POCATELLO — Idaho State University will implement layoffs and mandatory furloughs, in an effort to shave $4.2 million from a projected $16 million shortfall.
In a YouTube video posted Friday, ISU President Kevin Satterlee walked faculty and staff through a series of cuts aimed at eliminating the shortfall over the next two years.
“I understand this information is heavy, and there’s no way around that,” Satterlee said.
Years of waning enrollment, recent state budget cuts and plummeting revenues augmented by the coronavirus pandemic have put ISU on track for the shortfall. Mandatory furloughs of $2 million in 2020-21 will help chip away at the deficit, Satterlee said.
Satterlee outlined several other steps to erase the shortfall by June 2022:
- Layoffs, which would save $2.2 million.
- Eliminating vacant positions, to save $4.5 million.
- Cutting $3.6 million in operating expenses.
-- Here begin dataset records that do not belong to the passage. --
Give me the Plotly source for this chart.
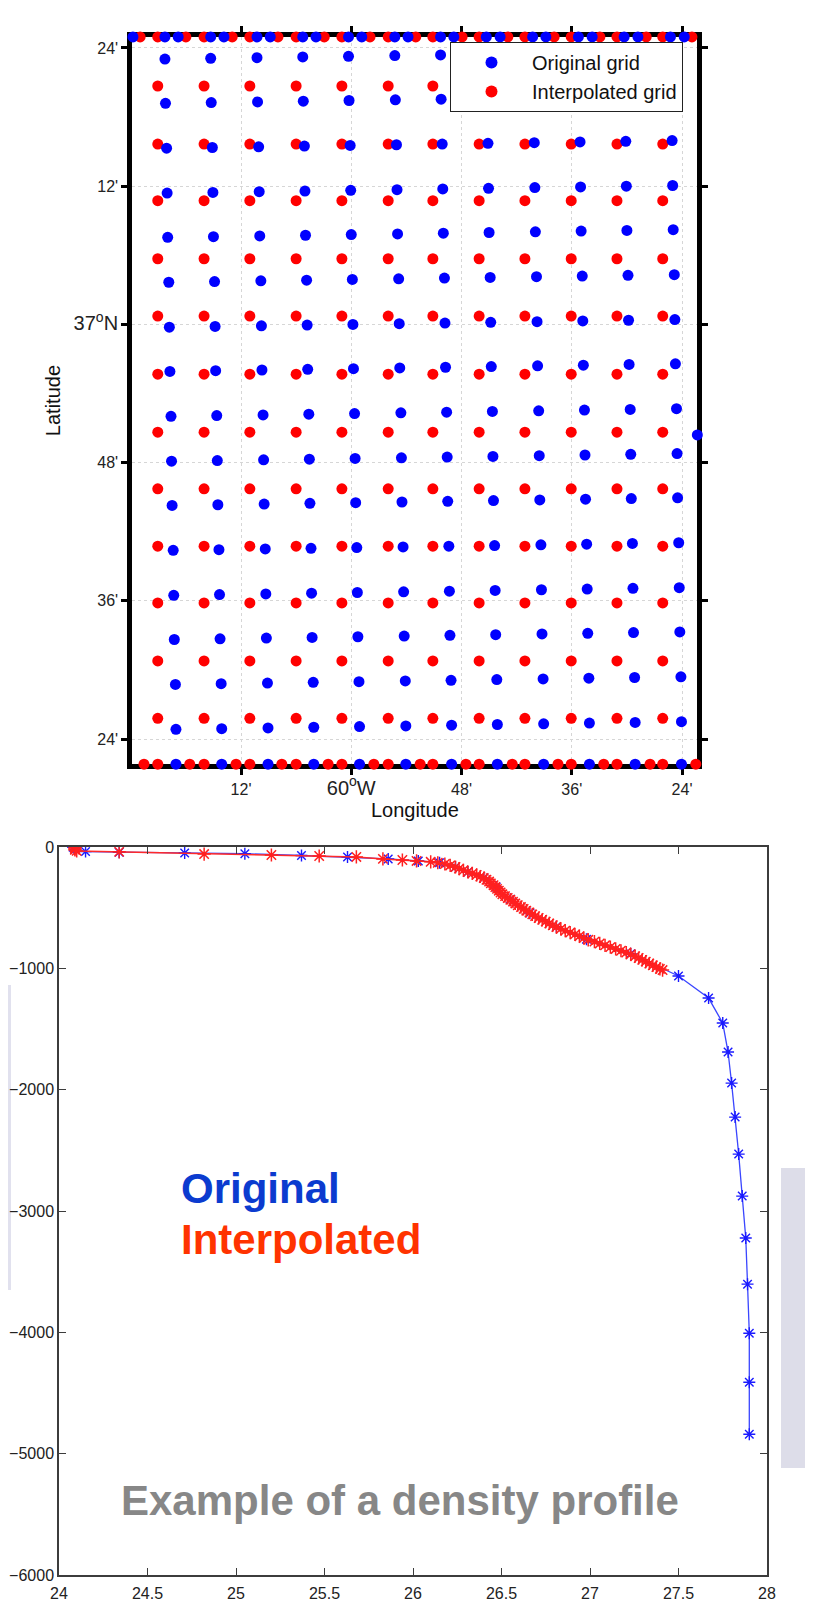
import plotly.graph_objects as go

# ---------------- Top panel: grids (lon in degrees E, negative = W) ----------------
red_lon = [-60.351, -60.267, -60.184, -60.100, -60.017, -59.933, -59.852, -59.768, -59.685, -59.601, -59.518, -59.435]
red_lat = [37.345, 37.261, 37.179, 37.095, 37.012, 36.928, 36.844, 36.762, 36.679, 36.597, 36.513, 36.430]

blue_col_lon = [-60.338, -60.255, -60.171, -60.088, -60.005, -59.921, -59.838, -59.755, -59.671, -59.588, -59.505, -59.421]
blue_row_lat = [37.384, 37.320, 37.255, 37.190, 37.126, 37.061, 36.996, 36.932, 36.867, 36.802, 36.738, 36.673,
                36.608, 36.544, 36.479, 36.414]
blue_row_lon_shift = [0.000, 0.001, 0.003, 0.004, 0.005, 0.007, 0.008, 0.009, 0.011, 0.012, 0.013, 0.015,
                      0.016, 0.017, 0.019, 0.020]
blue_col_lat_shift = [0.000, 0.001, 0.002, 0.003, 0.004, 0.005, 0.006, 0.007, 0.008, 0.009, 0.010, 0.011]

# points lying on the map frame (clamped to the border)
top_border_lat = 37.4160
bottom_border_lat = 36.3636
top_red_lon = [-60.383, -60.300, -60.216, -60.133, -60.049, -59.966, -59.883, -59.799, -59.716, -59.632,
               -59.549, -59.465, -59.382,
               -60.351, -60.267, -60.184, -60.100, -60.017, -59.933, -59.852, -59.768, -59.685, -59.601,
               -59.518, -59.435]
top_blue_lon = [-60.396, -60.314, -60.231, -60.147, -60.064, -59.981, -59.897, -59.814, -59.730, -59.647,
                -59.563, -59.480, -59.396,
                -60.338, -60.255, -60.171, -60.088, -60.005, -59.921, -59.838, -59.755, -59.671, -59.588,
                -59.505, -59.421]
bottom_red_lon = [-60.376, -60.293, -60.209, -60.126, -60.042, -59.959, -59.875, -59.792, -59.708, -59.625,
                  -59.542, -59.458, -59.375,
                  -60.351, -60.267, -60.184, -60.100, -60.017, -59.933, -59.852, -59.768, -59.685, -59.601,
                  -59.518, -59.435]
bottom_blue_lon = [-60.318, -60.235, -60.151, -60.068, -59.985, -59.901, -59.818, -59.735, -59.651, -59.568,
                   -59.485, -59.401]
right_blue_lon = [-59.3722]
right_blue_lat = [36.840]

lon_tickvals = [-60.2, -60.0, -59.8, -59.6, -59.4]
lon_ticktext = ["12'", "<span style='font-size:20px'>60<sup>o</sup>W</span>", "48'", "36'", "24'"]
lat_tickvals = [36.4, 36.6, 36.8, 37.0, 37.2, 37.4]
lat_ticktext = ["24'", "36'", "48'", "<span style='font-size:20px'>37<sup>o</sup>N</span>", "12'", "24'"]

# ---------------- Bottom panel: density profile ----------------
dens_orig = [24.08, 24.15, 24.34, 24.71, 25.05, 25.37, 25.63, 25.86, 26.03, 26.15, 26.24, 26.31, 26.40,
             26.47, 26.55, 26.66, 26.81, 26.98, 27.23, 27.50, 27.67, 27.75, 27.78, 27.80, 27.82, 27.84,
             27.86, 27.88, 27.89, 27.90, 27.90, 27.90]
depth_orig = [-3, -38, -43, -49, -55, -70, -82, -98, -115, -129, -165, -206, -256, -330, -430, -545, -657,
              -760, -880, -1063, -1245, -1451, -1690, -1946, -2226, -2531, -2877, -3223, -3603, -4007,
              -4411, -4840]

dens_interp = [24.09, 24.09, 24.09, 24.09, 24.10, 24.34, 24.82, 25.20, 25.47, 25.68, 25.83, 25.94,
               26.02, 26.10, 26.14, 26.18, 26.21, 26.24, 26.26, 26.285, 26.31, 26.335, 26.36, 26.38,
               26.40, 26.415, 26.43, 26.44, 26.455, 26.465, 26.475, 26.485, 26.495, 26.505, 26.52, 26.535,
               26.55, 26.565, 26.578, 26.592, 26.61, 26.625, 26.64, 26.658, 26.674, 26.69, 26.71, 26.73,
               26.75, 26.77, 26.79, 26.81, 26.835, 26.86, 26.888, 26.915, 26.94, 26.965, 26.99, 27.025,
               27.055, 27.085, 27.115, 27.145, 27.175, 27.205, 27.23, 27.255, 27.275, 27.295, 27.315,
               27.335, 27.355, 27.375, 27.395, 27.41]
depth_interp = [0, -8, -16, -24, -32, -40, -58, -66, -74, -82, -98, -107,
                -115, -122, -130, -140, -152, -165, -178, -192, -206, -218, -230, -243,
                -256, -270, -285, -300, -315, -330, -345, -360, -375, -390, -405, -420,
                -435, -450, -465, -480, -495, -510, -525, -540, -555, -570, -585, -600,
                -615, -630, -645, -660, -675, -690, -705, -720, -735, -750, -765, -780,
                -795, -810, -825, -840, -855, -870, -885, -900, -915, -930, -945,
                -960, -975, -990, -1005, -1014]

dens_ticks = [24, 24.5, 25, 25.5, 26, 26.5, 27, 27.5, 28]
depth_ticks = [0, -1000, -2000, -3000, -4000, -5000, -6000]

# ---------------- build ----------------
# the page body has an 8px margin, so the figure is sized to fit the window after it
OFF = 8
W, H = 813 - OFF, 1603 - OFF
FONT = "Liberation Sans, Arial, Helvetica, sans-serif"
BLUE = "#0000ff"
RED = "#ff0000"


def px_x(p):
    return (p - OFF) / W


def px_y(p):
    return 1 - (p - OFF) / H


red_x, red_y = [], []
for la in red_lat:
    for lo in red_lon:
        red_x.append(lo)
        red_y.append(la)

blue_x, blue_y = [], []
for i, la in enumerate(blue_row_lat):
    for j, lo in enumerate(blue_col_lon):
        blue_x.append(lo + blue_row_lon_shift[i])
        blue_y.append(la + blue_col_lat_shift[j])

fig = go.Figure()
mk = dict(size=11, line=dict(width=0))

fig.add_trace(go.Scatter(x=red_x, y=red_y, mode="markers", name="Interpolated grid",
                         marker=dict(color=RED, **mk), legendrank=2, legendgroup="r",
                         xaxis="x", yaxis="y"))
fig.add_trace(go.Scatter(x=top_red_lon + bottom_red_lon,
                         y=[top_border_lat] * len(top_red_lon) + [bottom_border_lat] * len(bottom_red_lon),
                         mode="markers", marker=dict(color=RED, **mk), showlegend=False,
                         legendgroup="r", cliponaxis=False, xaxis="x", yaxis="y"))
fig.add_trace(go.Scatter(x=blue_x, y=blue_y, mode="markers", name="Original grid",
                         marker=dict(color=BLUE, **mk), legendrank=1, legendgroup="b",
                         xaxis="x", yaxis="y"))
fig.add_trace(go.Scatter(x=top_blue_lon + bottom_blue_lon + right_blue_lon,
                         y=[top_border_lat] * len(top_blue_lon) + [bottom_border_lat] * len(bottom_blue_lon)
                         + right_blue_lat,
                         mode="markers", marker=dict(color=BLUE, **mk), showlegend=False,
                         legendgroup="b", cliponaxis=False, xaxis="x", yaxis="y"))

# bottom panel
fig.add_trace(go.Scatter(x=dens_orig, y=depth_orig, mode="lines+markers", showlegend=False,
                         line=dict(color="#3a46ff", width=1.3),
                         marker=dict(symbol="asterisk-open", size=10, color="#1a1aff",
                                     line=dict(color="#1a1aff", width=1.4)),
                         xaxis="x2", yaxis="y2"))
fig.add_trace(go.Scatter(x=dens_interp, y=depth_interp, mode="lines+markers", showlegend=False,
                         line=dict(color="#ff2a2a", width=1.5),
                         marker=dict(symbol="asterisk-open", size=11, color="#ff2020",
                                     line=dict(color="rgba(255,30,30,0.85)", width=1.5)),
                         xaxis="x2", yaxis="y2"))

map_ax = dict(showline=True, linecolor="black", linewidth=5, mirror="ticks",
              ticks="outside", ticklen=6, tickwidth=3, tickcolor="black",
              showgrid=True, gridcolor="#d6d6d6", griddash="dot", gridwidth=1,
              zeroline=False, layer="below traces", automargin=False,
              tickfont=dict(family=FONT, size=16, color="#222222"))

prof_ax = dict(showline=True, linecolor="#3c3c3c", linewidth=1.5, mirror="ticks",
               ticks="inside", ticklen=7, tickwidth=1.3, tickcolor="#3c3c3c",
               showgrid=False, zeroline=False, automargin=False,
               tickfont=dict(family=FONT, size=16, color="#222222"))

fig.update_layout(
    width=W, height=H, autosize=False,
    margin=dict(l=0, r=0, t=0, b=0, pad=0, autoexpand=False),
    paper_bgcolor="white", plot_bgcolor="white",
    font=dict(family=FONT, color="#222222"),
    xaxis=dict(domain=[px_x(132.3), px_x(697.4)], range=[-60.3972, -59.3721], anchor="y",
               tickmode="array", tickvals=lon_tickvals, ticktext=lon_ticktext,
               title=dict(text="Longitude", font=dict(family=FONT, size=20, color="#111111"),
                          standoff=2),
               **map_ax),
    yaxis=dict(domain=[px_y(764.3), px_y(36.8)], range=[36.3634, 37.4162], anchor="x",
               tickmode="array", tickvals=lat_tickvals, ticktext=lat_ticktext,
               title=dict(text="Latitude", font=dict(family=FONT, size=20, color="#111111"),
                          standoff=9),
               **map_ax),
    xaxis2=dict(domain=[px_x(59), px_x(767)], range=[24, 28], anchor="y2",
                tickmode="array", tickvals=dens_ticks, ticklabelstandoff=3, **prof_ax),
    yaxis2=dict(domain=[px_y(1575), px_y(847)], range=[-6000, 0], anchor="x2",
                tickmode="array", tickvals=depth_ticks, ticklabelstandoff=0, **prof_ax),
    legend=dict(x=px_x(450), y=px_y(42), xanchor="left", yanchor="top",
                bgcolor="white", bordercolor="#222222", borderwidth=1,
                font=dict(family=FONT, size=20, color="#111111"),
                itemsizing="constant", itemwidth=71, tracegroupgap=0),
    shapes=[
        dict(type="rect", xref="paper", yref="paper", x0=0, x1=px_x(11), y0=px_y(1290), y1=px_y(985),
             fillcolor="#e1e1ee", line=dict(width=0), layer="below"),
        dict(type="rect", xref="paper", yref="paper", x0=px_x(781), x1=1, y0=px_y(1468), y1=px_y(1168),
             fillcolor="#dddde9", line=dict(width=0), layer="below"),
    ],
    annotations=[
        dict(text="<b>Original</b>", x=px_x(179), y=px_y(1188), xref="paper", yref="paper",
             xanchor="left", yanchor="middle", showarrow=False,
             font=dict(family=FONT, size=42, color="#0b3bcf")),
        dict(text="<b>Interpolated</b>", x=px_x(179), y=px_y(1239), xref="paper", yref="paper",
             xanchor="left", yanchor="middle", showarrow=False,
             font=dict(family=FONT, size=42, color="#ff3300")),
        dict(text="<b>Example of a density profile</b>", x=px_x(119), y=px_y(1500), xref="paper",
             yref="paper", xanchor="left", yanchor="middle", showarrow=False,
             font=dict(family=FONT, size=42, color="#878787")),
    ],
)

fig.write_html("out.html")
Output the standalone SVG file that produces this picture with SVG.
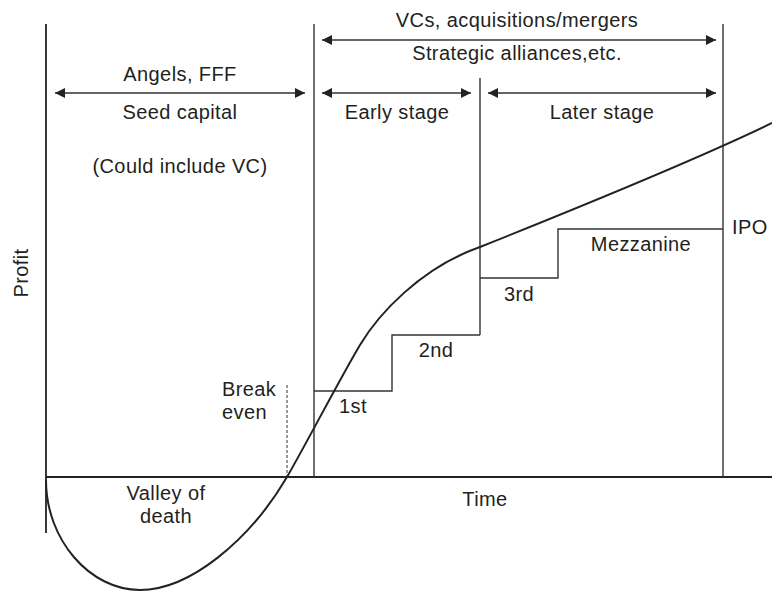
<svg xmlns="http://www.w3.org/2000/svg" width="772" height="591" viewBox="0 0 772 591">
<style>
text{font-family:"Liberation Sans",Arial,sans-serif;font-size:20px;letter-spacing:0.4px;fill:#231f20}
.m{text-anchor:middle}
.ln{stroke:#333;stroke-width:1.4;fill:none}
.ax{stroke:#222;stroke-width:1.8;fill:none}
.ar{stroke:#333;stroke-width:1.4;fill:none;marker-start:url(#ah);marker-end:url(#ah)}
</style>
<defs>
<marker id="ah" viewBox="0 0 10 10" refX="10" refY="5" markerWidth="10" markerHeight="10" markerUnits="userSpaceOnUse" orient="auto-start-reverse">
<path d="M0,0 L10,5 L0,10 z" fill="#222"/>
</marker>
</defs>
<g id="axes">
<line class="ax" x1="46" y1="24" x2="46" y2="533"/>
<line class="ax" x1="46" y1="477" x2="772" y2="477"/>
<text class="m" transform="translate(28,273) rotate(-90)">Profit</text>
<text class="m" x="485" y="506">Time</text>
</g>
<g id="frame">
<line class="ln" x1="314" y1="24" x2="314" y2="477"/>
<line class="ln" x1="723" y1="24" x2="723" y2="477"/>
<line class="ln" x1="480" y1="78" x2="480" y2="335"/>
<line x1="287" y1="385" x2="287" y2="477" stroke="#333" stroke-width="1" stroke-dasharray="3,2"/>
</g>
<g id="connectors">
<line class="ar" x1="55" y1="93" x2="305" y2="93"/>
<line class="ar" x1="322" y1="40" x2="716" y2="40"/>
<line class="ar" x1="322" y1="93" x2="471" y2="93"/>
<line class="ar" x1="488" y1="93" x2="716" y2="93"/>
</g>
<g id="seed">
<text class="m" x="180" y="81">Angels, FFF</text>
<text class="m" x="180" y="119">Seed capital</text>
<text class="m" x="180" y="173">(Could include VC)</text>
</g>
<g id="vc">
<text class="m" x="517" y="27">VCs, acquisitions/mergers</text>
<text class="m" x="517" y="60">Strategic alliances,etc.</text>
</g>
<g id="early"><text class="m" x="397" y="119">Early stage</text></g>
<g id="later"><text class="m" x="602" y="119">Later stage</text></g>
<g id="steps">
<path class="ln" d="M314,391 H392 V335 H480 M480,278 H558 V229 H723"/>
<text class="m" x="353" y="413">1st</text>
<text class="m" x="436" y="357">2nd</text>
<text class="m" x="519" y="301">3rd</text>
<text class="m" x="641" y="251">Mezzanine</text>
<text x="732" y="234">IPO</text>
</g>
<g id="breakeven">
<text x="222" y="396">Break</text>
<text x="222" y="419">even</text>
</g>
<g id="valley">
<text class="m" x="166" y="500">Valley of</text>
<text class="m" x="166" y="523">death</text>
</g>
<g id="curve">
<path d="M46,480 C46,540 90,590 140,590 C190,590 250,540 287,477 C305,446 342,375 360,345 C378,315 420,268 480,247 C580,207 700,158 772,123" fill="none" stroke="#222" stroke-width="2"/>
</g>
</svg>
- University-wide spending reductions. College and division budgets, including the Division of Health Sciences, will be cut by an average of 4.8 percent next year. Remaining divisions — including athletics, research and Museum of Natural History — will be cut by an average of 6 percent.
- Cutting $900,000 in temporary and irregular salary pools, including those for adjunct salaries.
- Collecting $1.3 million from one-time and ongoing strategic investments, including from a $650,000 statewide marketing campaign and by devoting more than $1 million to “areas mostly designed to improve student recruitment and retention, fulfill urgent workforce needs and … have an impact on increasing revenue through student enrollment.”
- Anticipation of $480,000 in revenue growth from prior expansion of some “high-demand programs.”
The $6.7 million in job cuts — through layoffs and attrition — will affect non-classified staff the most. Idaho State will cut $3.3 million from non-classified staff and $1.1 million for classified staff, Satterlee said. Faculty reductions add up to $2.3 million, or 3.3 percent from this year.
Some impacted employees have already been notified, Satterlee said. Others will be.
New revenues and savings from other areas are projected to eliminate the $16 million deficit over the next two years — assuming enrollment stays flat, Satterlee said. “If enrollments change, our financial outlook changes with those enrollments.”
Satterlee also discussed possible changes to classroom scheduling and class enrollment caps heading into the fall.